As many small business government contractors know, the SBA offers two mentor/protege programs: one reserved for 8(a) participants; the other, a universal program open to all small businesses—not just 8(a) companies.
Since the All-Small Mentor/Protege Program was rolled out in 2016, many have wondered why the SBA still runs two programs, instead of a single, consolidated program.
Fans of government efficiency, your cries are soon to be answered. Earlier today, the SBA issued a comprehensive proposed rule that, among other things, would consolidate the 8(a) Mentor/Protégé Program into the All-Small Mentor/Protégé Program.
To understand the rationale for consolidating these programs, it’s important to consider recent history. Owing to the success of the SBA’s 8(a) Mentor/Protégé Program, Congress authorized the SBA, in the Small Business Jobs Act of 2010, to implement separate mentor/protégé programs for SDVOSB, HUBZone firms, and WOSBs. In 2013, Congress further authorized the SBA to implement a mentor/protégé program benefitting small businesses.
In response, the SBA implemented a consolidated mentor/protégé program in 2016—the All-Small Mentor/Protégé Program, which allows any small business, regardless of socioeconomic designation, to act as a protégé.
Because the All-Small Mentor/Protégé Program has its roots in the 8(a) Mentor/Protégé Program, their purposes are identical: both aim to develop the capabilities of protégé firms, to improve their capability to compete for and successfully perform government and commercial contracts.
The programs also carry identical benefits: protégé firms get the identified business development assistance, and the mentor and protégé enjoy expanded opportunities for joint venture relationships and (some) immunization from affiliation and control concerns.
Given the similarities of the programs, it makes sense that the SBA would consolidate them. In fact, “SBA believes that having two separate mentor-protégé programs is unnecessary and causes needless confusion in the small business community.” In my anecdotal experience, the SBA’s belief is true: I often field calls from clients and prospective clients about the differences between the two programs, and whether they should apply for one over the other.
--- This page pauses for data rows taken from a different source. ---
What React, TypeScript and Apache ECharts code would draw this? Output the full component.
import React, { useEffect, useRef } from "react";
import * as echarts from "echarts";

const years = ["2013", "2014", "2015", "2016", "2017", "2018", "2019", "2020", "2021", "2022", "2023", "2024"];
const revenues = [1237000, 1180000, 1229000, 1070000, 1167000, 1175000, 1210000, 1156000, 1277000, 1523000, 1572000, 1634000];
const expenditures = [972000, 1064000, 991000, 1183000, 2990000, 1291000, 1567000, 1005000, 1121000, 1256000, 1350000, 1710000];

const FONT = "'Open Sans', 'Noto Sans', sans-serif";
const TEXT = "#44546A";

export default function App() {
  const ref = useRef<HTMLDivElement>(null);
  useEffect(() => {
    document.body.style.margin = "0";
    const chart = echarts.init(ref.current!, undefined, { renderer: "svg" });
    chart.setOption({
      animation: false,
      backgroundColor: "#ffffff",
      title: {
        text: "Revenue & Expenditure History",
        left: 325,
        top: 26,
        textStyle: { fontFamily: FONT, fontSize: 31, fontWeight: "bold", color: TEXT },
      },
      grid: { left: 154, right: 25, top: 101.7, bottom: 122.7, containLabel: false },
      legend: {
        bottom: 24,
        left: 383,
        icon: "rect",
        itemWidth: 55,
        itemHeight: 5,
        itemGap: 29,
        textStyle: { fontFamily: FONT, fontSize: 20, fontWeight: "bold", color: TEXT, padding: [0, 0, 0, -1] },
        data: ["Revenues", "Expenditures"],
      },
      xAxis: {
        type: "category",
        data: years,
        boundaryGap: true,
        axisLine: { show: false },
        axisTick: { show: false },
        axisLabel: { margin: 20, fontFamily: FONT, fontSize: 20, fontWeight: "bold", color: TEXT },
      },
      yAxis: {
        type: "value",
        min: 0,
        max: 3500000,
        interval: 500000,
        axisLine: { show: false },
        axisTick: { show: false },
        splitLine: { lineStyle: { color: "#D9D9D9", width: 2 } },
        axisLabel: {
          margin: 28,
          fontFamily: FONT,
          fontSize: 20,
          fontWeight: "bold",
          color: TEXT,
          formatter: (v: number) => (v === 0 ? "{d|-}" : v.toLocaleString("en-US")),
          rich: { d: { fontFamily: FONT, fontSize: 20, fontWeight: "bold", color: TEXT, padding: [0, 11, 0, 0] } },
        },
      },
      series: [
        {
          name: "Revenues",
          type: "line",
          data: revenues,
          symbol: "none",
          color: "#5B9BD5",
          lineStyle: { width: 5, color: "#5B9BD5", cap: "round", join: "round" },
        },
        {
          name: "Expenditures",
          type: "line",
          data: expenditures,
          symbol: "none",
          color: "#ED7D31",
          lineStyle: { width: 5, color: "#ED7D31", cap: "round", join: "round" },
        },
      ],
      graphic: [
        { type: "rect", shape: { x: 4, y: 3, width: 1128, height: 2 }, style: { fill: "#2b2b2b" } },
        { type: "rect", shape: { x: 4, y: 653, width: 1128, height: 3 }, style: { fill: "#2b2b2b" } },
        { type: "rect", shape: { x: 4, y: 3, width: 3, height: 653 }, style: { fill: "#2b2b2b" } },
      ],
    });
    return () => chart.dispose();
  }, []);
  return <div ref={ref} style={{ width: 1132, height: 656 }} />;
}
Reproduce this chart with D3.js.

To eliminate this confusion—and to help ensure efficiency—the SBA proposes to merge the 8(a) Mentor/Protégé Program into the All-Small Mentor/Protégé Program. “[T]his proposed rule,” the SBA explains, “would eliminate a separate 8(a) BD Mentor-Protégé Program and continue to allow any 8(a) Participant to enter a mentor-protégé relationship through the All-Small Mentor-Protégé Program.”
As the proposed rule notes, the SBA will essentially roll the 8(a) Mentor/Protégé Program into the All-Small Mentor/Protégé Program. It makes clear, moreover, that 8(a) participants can apply for an approved mentor/protégé relationship under the All-Small Program.
One thing the proposed rule doesn’t address, at least to my eyes, is how this change will affect existing 8(a) mentor/protégé relationships. Will those relationships remain in effect until they conclude or are otherwise terminated? Or will existing 8(a) mentor/protégé relationships roll over into the All-Small Mentor/Protégé Program? Clarity from the SBA on this point would be helpful.
The SBA also proposes several other changes to the existing All-Small Mentor/Protégé Program. Among them:
- The SBA seeks comment on whether it should exclude very large businesses (that is, businesses whose revenues exceed $100 million annually) from participating as mentors in the program. It is considering this option at the behest of “mid-size” companies, who can no longer qualify as small businesses but also can’t adequately compete against corporate behemoths.
- The SBA would promote the program to Puerto Rican businesses, by not only excluding Puerto Rican protégés from the maximum number of protégés a mentor might have at one time, but by also incentivizing mentors to subcontract work to Puerto Rican businesses.
- The SBA intends to clarify when a protégé may seek a mentor/protégé relationship outside of its primary NAICS code. Though the SBA says it “intended that a firm could be a protégé in a secondary NAICS code for which it qualifies as a small business if it has done work previously in that secondary NAICS code,” it acknowledges that the current regulatory language is not clear.
All told, the SBA’s consolidation of the mentor/protégé programs is a significant change. But it’s important to note that the SBA’s proposed rule is just that—proposed. Comments on the SBA’s proposed rule are due before January 17, 2020.
In addition to consolidating the mentor/protégé program, the SBA has also proposed major revisions to other aspects of its regulations that, no doubt, will impact small business federal government contractors. We’ll have additional posts discussing those changes over the next several days.